Morgan, a two-time MVP second baseman who was voted into the Hall of Fame in 1990, wrote the Hall of Fame is no place for “cheaters,” who used PEDs in the past.

“We hope the day never comes when known steroid users are voted into the Hall of Fame,” Morgan wrote. “They cheated. Steroid users don’t belong here.”

Morgan also pointed out that section 5 of the Rules for Election states, “Voting shall be based upon the player’s record, playing ability, integrity, sportsmanship, character, and contributions to the team(s) on which the player played.” But Morgan wrote that if a player did steroids, he lacks integrity.

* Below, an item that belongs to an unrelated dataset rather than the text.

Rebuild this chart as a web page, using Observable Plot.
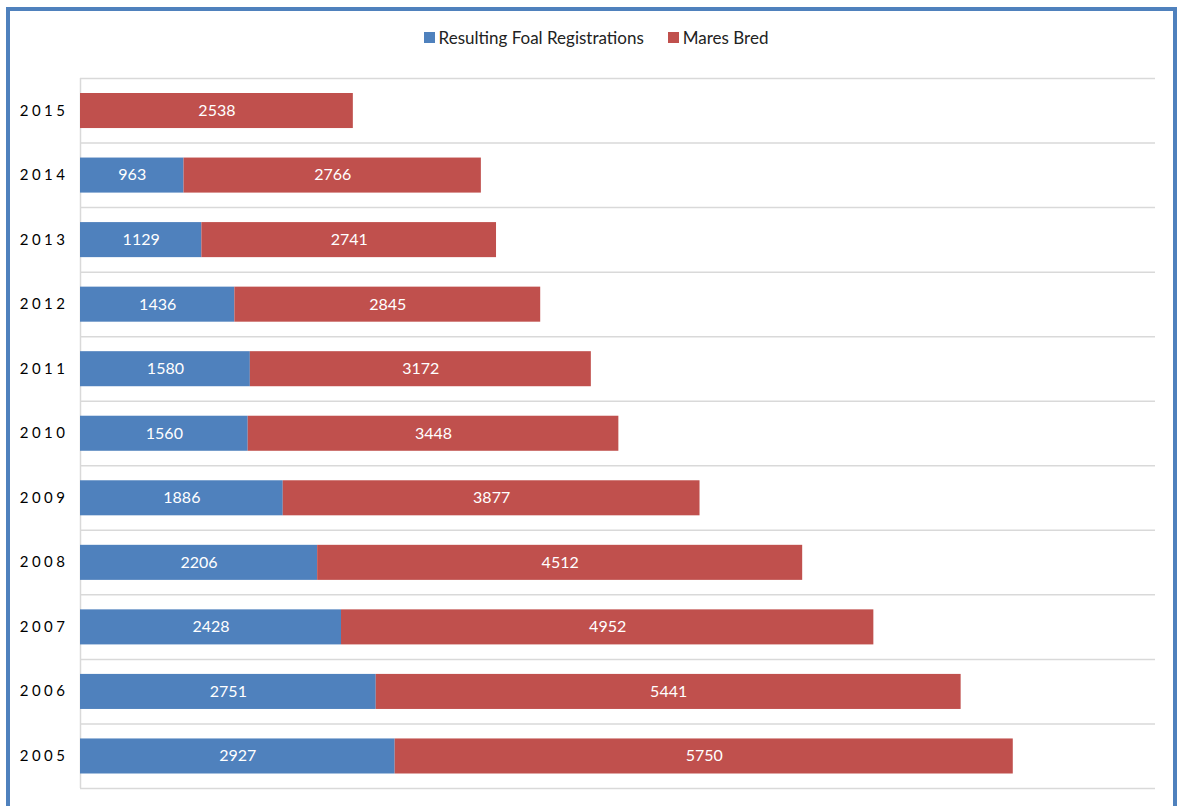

“[A steroid user] lacks sportsmanship; his character is flawed; and, whatever contribution he made to his team is now dwarfed by his selfishness,” Morgan wrote.

Morgan continued writing that those who used steroids already “tainted an era [and] now risks tainting the Hall of Fame too.”

“The Hall of Fame has always had its share of colorful characters, some of whom broke or bent society’s rules in their era,” Morgan wrote. “By today’s standards, some might not have gotten in. Times change and society improves. What once was accepted no longer is.

“But steroid users don’t belong here. What they did shouldn’t be accepted. Times shouldn’t change for the worse.”

Read the full letter below:

Ballots are due by Dec. 31 and results will be announced Jan. 24. Ballots of individual voters will be made public for the first time, but not until Jan. 31.